Have you ever felt like you’re in quick sand? Maybe at work, you’re given a project that is, to you, unrealistic. Due in three days? On top of everything else you’ve got to do!? Impossible! Yeah, you think that but don’t express these thoughts to the department head.
How much more of this stress can you take? Project after project… deadline upon deadline… it’s too much. It’s all out of control, and you’re about to lose it…
Your Typical Reaction
What you do though is puff out your chest – at least internally – and tell yourself you’re not going to do it, which in turn causes you to get upset until you feel a real pounding in your chest, and then to release some of this stress, you text your friends and tell others at lunch how much this really stinks.
It’s the same pattern each time. And guess who loses? You do! But you know who else? Your team, and ultimately the organization, and maybe even your professional and personal relationships become damaged. Repeated actions – or more appropriately reactions – haven’t worked in the past, and won’t work the next time…
Don’t Sink, Change Your Thoughts and Response
So how do you correct this? Firstly, yes you can change these frustrating and damaging patterns. The answer lies in the quick sand, or how our hero gets out of the quick sand.
Just remember you can and will go “FAR”! By employing the following techniques, and you too will be pulled from the quick sand to safety and on your way to success:
- Be Flexible (“F”)
- Alleviate Stress (“A”)
- Remain Optimistic (“R”)
“F” – Be Flexible
“It is not the strongest of the species that survive, nor the most intelligent, but the one most responsive to change.”
So, what did the hero do to get out of the quick sand? He softened himself, became almost fluid like, flowing with the sand. What did this do? It allowed him to reach for a branch, call for help to his trusty horse, and the two began to pull him out safely.

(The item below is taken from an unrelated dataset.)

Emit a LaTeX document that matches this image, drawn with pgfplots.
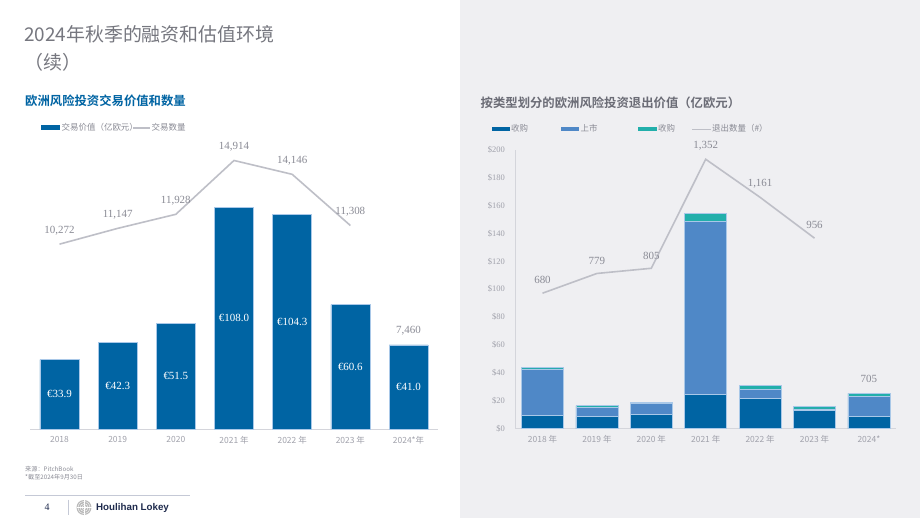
\documentclass[border=0pt]{standalone}
\usepackage{fontspec}
\usepackage{pgfplots}
\usepackage{pgfplotstable}
\pgfplotsset{compat=1.18}
\setmainfont{Liberation Serif}
\newfontfamily\cjk{Noto Sans CJK SC}
\newfontfamily\cjkb{Noto Sans CJK SC Bold}
\newfontfamily\hsans{Liberation Sans}

\definecolor{hlblue}{HTML}{0064A3}
\definecolor{midblue}{HTML}{4F88C7}
\definecolor{exitteal}{HTML}{22AFAB}
\definecolor{linegray}{HTML}{BEBFC7}
\definecolor{panel}{HTML}{EFEFF2}
\definecolor{titlegray}{HTML}{76777F}
\definecolor{subgray}{HTML}{6B6C76}
\definecolor{labgray}{HTML}{8A8B95}
\definecolor{tickgray}{HTML}{A0A1AB}
\definecolor{axisgray}{HTML}{D4D5DB}
\definecolor{edgeblue}{HTML}{A9C8E8}
\definecolor{navy}{HTML}{1F2B4D}
\definecolor{rulegray}{HTML}{C5C9D6}

% deal value (EUR bn) and deal count
\pgfplotstableread{
x value
0 33.9
1 42.3
2 51.5
3 108.0
4 104.3
5 60.6
6 41.0
}\dealvalue
\pgfplotstableread{
x count lab
0 10272 10,272
1 11147 11,147
2 11928 11,928
3 14914 14,914
4 14146 14,146
5 11308 11,308
}\dealcount
% exit value by type and exit count
\pgfplotstableread{
x buyout ipo acq
0 9.3 33.5 0.9
1 8.6 6.7 1.2
2 10.5 7.9 0.5
3 24.7 124.0 5.7
4 22.0 6.2 3.1
5 12.9 1.4 1.8
6 8.6 14.6 2.2
}\exitvalue
\pgfplotstableread{
x count lab
0 680 680
1 779 779
2 805 805
3 1352 1,352
4 1161 1,161
5 956 956
}\exitcount

\pgfplotsset{
  slide axis/.style={
    anchor=south west, scale only axis, clip=false,
    xmin=-0.5, xmax=6.5, ymin=0,
    major tick length=0pt,
  },
  count labels/.style={
    nodes near coords, point meta=explicit symbolic,
    every node near coord/.append style={font=\fontsize{11}{13}\selectfont,
      text=labgray, anchor=south, yshift=5bp},
  },
}

\begin{document}
\begin{tikzpicture}
\fill[white] (0,0) rectangle (920bp,-518bp);
\fill[panel] (460bp,0) rectangle (920bp,-518bp);

\begin{scope}[x=1bp,y=-1bp]
  % page title
  \node[anchor=west, inner sep=0, text=titlegray, font=\cjk\fontsize{19}{21}\selectfont] at (24,34.5) {2024年秋季的融资和估值环境};
  \node[anchor=west, inner sep=0, text=titlegray, font=\cjk\fontsize{19}{21}\selectfont] at (24,62) {（续）};
  % left panel heading and legend
  \node[anchor=west, inner sep=0, text=hlblue, font=\cjkb\fontsize{12.4}{14}\selectfont] at (25,101) {欧洲风险投资交易价值和数量};
  \fill[hlblue] (41,125.3) rectangle (60,130);
  \node[anchor=west, inner sep=0, text=labgray, font=\cjk\fontsize{8.5}{9}\selectfont] at (61.5,127.3) {交易价值（亿欧元）};
  \draw[linegray, line width=1.5pt] (133,128) -- (150,128);
  \node[anchor=west, inner sep=0, text=labgray, font=\cjk\fontsize{8.5}{9}\selectfont] at (151.5,127.3) {交易数量};
  % right panel heading and legend
  \node[anchor=west, inner sep=0, text=subgray, font=\cjkb\fontsize{12.4}{14}\selectfont] at (480.5,102.3) {按类型划分的欧洲风险投资退出价值（亿欧元）};
  \fill[hlblue] (491.7,126.6) rectangle (510,131);
  \node[anchor=west, inner sep=0, text=labgray, font=\cjk\fontsize{8.5}{9}\selectfont] at (511,128.5) {收购};
  \fill[midblue] (561,126.6) rectangle (579.3,131);
  \node[anchor=west, inner sep=0, text=labgray, font=\cjk\fontsize{8.5}{9}\selectfont] at (580.5,128.5) {上市};
  \fill[exitteal] (638,126.6) rectangle (656.7,131);
  \node[anchor=west, inner sep=0, text=labgray, font=\cjk\fontsize{8.5}{9}\selectfont] at (658,128.5) {收购};
  \draw[linegray, line width=1.5pt] (692,129.3) -- (710.7,129.3);
  \node[anchor=west, inner sep=0, text=labgray, font=\cjk\fontsize{8.5}{9}\selectfont] at (712,128.5) {退出数量（\#）};
  % footer
  \node[anchor=west, inner sep=0, text=labgray, font=\cjk\fontsize{6.2}{7}\selectfont] at (25,469) {来源：PitchBook};
  \node[anchor=west, inner sep=0, text=labgray, font=\cjk\fontsize{6.2}{7}\selectfont] at (25,477.5) {*截至2024年9月30日};
  \draw[rulegray, line width=0.8pt] (25,495.5) -- (190,495.5);
  \node[inner sep=0, text=navy, font=\fontsize{10}{11}\selectfont] at (47,507) {4};
  \draw[rulegray, line width=0.8pt] (68.5,499.5) -- (68.5,515);
  \fill[gray!55] (84,507.5) circle (7.5);
  \foreach \r in {2,4,6} \draw[white, line width=0.4pt] (84,507.5) circle (\r);
  \draw[white, line width=0.4pt] (76.5,507.5) -- (91.5,507.5) (84,500) -- (84,515);
  \node[anchor=west, inner sep=0, text=navy, font=\hsans\bfseries\fontsize{9.8}{11}\selectfont] at (96,507.5) {Houlihan Lokey};
\end{scope}

% ---- left chart: deal value bars ----
\begin{axis}[slide axis,
  at={(30.4bp,-429.3bp)}, width=407.2bp, height=289.3bp, ymax=140.57,
  axis y line=none, axis x line*=bottom,
  x axis line style={axisgray, line width=1.2pt, -},
  xtick={0,...,6}, xticklabels={2018,2019,2020,2021 年,2022 年,2023 年,2024*年},
  xticklabel style={font=\cjk\fontsize{8.5}{10}\selectfont, text=tickgray, yshift=-3.5bp},
  ybar, bar width=39bp,
]
\addplot[fill=hlblue, draw=edgeblue, line width=0.6pt,
  visualization depends on={y \as \rawy},
  nodes near coords={€\pgfmathprintnumber[fixed,fixed zerofill,precision=1,assume math mode=true]{\pgfplotspointmeta}},
  every node near coord/.append style={anchor=center, text=white,
    font=\fontsize{11}{13}\selectfont, shift={(axis direction cs:0,-\rawy/2)}},
] table[x=x,y=value] {\dealvalue};
\node[anchor=south, text=labgray, font=\fontsize{11}{13}\selectfont, yshift=6bp] at (axis cs:6,41.0) {7,460};
\end{axis}

% ---- left chart: deal count line ----
\begin{axis}[slide axis,
  at={(30.4bp,-429.3bp)}, width=407.2bp, height=289.3bp, ymax=16050,
  hide axis,
]
\addplot[linegray, line width=1.6pt, count labels] table[x=x,y=count,meta=lab] {\dealcount};
\end{axis}

% ---- right chart: exit value stacked bars ----
\begin{axis}[slide axis,
  at={(515.3bp,-428.7bp)}, width=380.8bp, height=279bp, ymax=200,
  axis lines*=left, axis line style={axisgray, line width=1pt, -},
  ytick={0,20,...,200},
  yticklabel={\$\pgfmathprintnumber[assume math mode=true]{\tick}},
  yticklabel style={font=\fontsize{8.5}{10}\selectfont, text=tickgray, xshift=-7bp},
  xtick={0,...,6}, xticklabels={2018 年,2019 年,2020 年,2021 年,2022 年,2023 年,2024*},
  xticklabel style={font=\cjk\fontsize{8.5}{10}\selectfont, text=tickgray, yshift=-3.5bp},
  ybar stacked, bar width=42bp,
]
\addplot[fill=hlblue, draw=edgeblue, line width=0.5pt] table[x=x,y=buyout] {\exitvalue};
\addplot[fill=midblue, draw=edgeblue, line width=0.5pt] table[x=x,y=ipo] {\exitvalue};
\addplot[fill=exitteal, draw=edgeblue, line width=0.5pt] table[x=x,y=acq] {\exitvalue};
\node[anchor=south, text=labgray, font=\fontsize{11}{13}\selectfont, yshift=7bp] at (axis cs:6,25.4) {705};
\end{axis}

% ---- right chart: exit count line ----
\begin{axis}[slide axis,
  at={(515.3bp,-428.7bp)}, width=380.8bp, height=279bp, ymax=1400,
  hide axis,
]
\addplot[linegray, line width=1.6pt, count labels] table[x=x,y=count,meta=lab] {\exitcount};
\end{axis}

\pgfresetboundingbox
\useasboundingbox (0,0) rectangle (920bp,-518bp);
\end{tikzpicture}
\end{document}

You must be flexible! When faced with what may appear to be a daunting task or project, think flexibility. Is this truly a priority? If so, is it possible to delay completion of other assignments? If not, how can you balance multiple demands, remain on task, and keep your cool? Can your horse – a trusted colleague – come to help?
Not everything is a priority! Being flexible also means testing the reality of the situation, as well as being aware of your capabilities. If you truly cannot complete all the required assignments, assert yourself in a mature and definitive manner.
“A” – Alleviate Stress
“It is not stress that kills us. It is effective adaption to stress that allow us to live.”
The villains that sank to their demise in the quick sand were under a lot of stress. And it showed. With drops of sweat pouring off their foreheads – in a closeup scene in which we could almost reach out and touch them of course – they flailed their arms, cried for help, and knew they were sinking fast, which only caused them to repeat these same errors. This in turn led to a faster decent into the soft quick sand, and all of us waving goodbye to the bad guy.
This too was your reaction previously. And the physiological reaction to your negative stress reaction was not good: faster heart rate, higher blood pressure, and other responses (many which can lead to much more serious consequences). Ultimately you likely over-reacted to the next interaction. A bad cycle that only got worse.
How do you avoid sinking into the quick sand of stress and negative responses? You must alleviate the stress: Plan and train yourself to be relaxed and composed; face the challenges without over reacting; be confident as you think clearly and realistically assess your environment.
This all sounds good, especially from afar. But how do you apply this each day? First, try to think ahead of possible interactions and how you will respond. Second, remember the “E + R = O” formula: You can and are only responsible for YOUR response and reactions. Decide you will respond in a relaxed, composed, and effective manner. And third, you can be certain of yourself. Understand the situation and be confident! Be strong!
“R” – Remain Optimistic
“The optimist proclaims that we live in the best of all possible worlds, and the pessimist fears this is true.”
James Branch Cabell
When the hero took the above actions, he knew he would be saved from the quick sand. But even before that he was optimistic. His thoughts were clear, he was relaxed, he was certain he would be out of the quick sand.
I’m not saying blindly move ahead and think everything is going to be alright. Sometimes things really are awful, and you’re in a tough situation. No, stop the negative and destructive thoughts and blaming, and get into a realistic, hopeful approach and resolution.
Remember that you chose your response (“E + R = O”). As an optimist you view setbacks as temporary – this too will pass; specific to this situation – vs. the “why does this happen all the time?” mentality; and yes, there could be other circumstances that led to this outcome – and if true, I am not accepting all blame.
When dealing with stress and in the quick sand of craziness at work, who do you desire to be: the villain that overacts, gets stressed out, and knows they’re going under? Or would you rather be the “Indiana Jones” of the story, the hero who is flexible to new challenges, responds in a calm and collected mature manner, and keeps your optimism high as you seek positive and reasonable solutions?
I choose the hero. I hope you do too!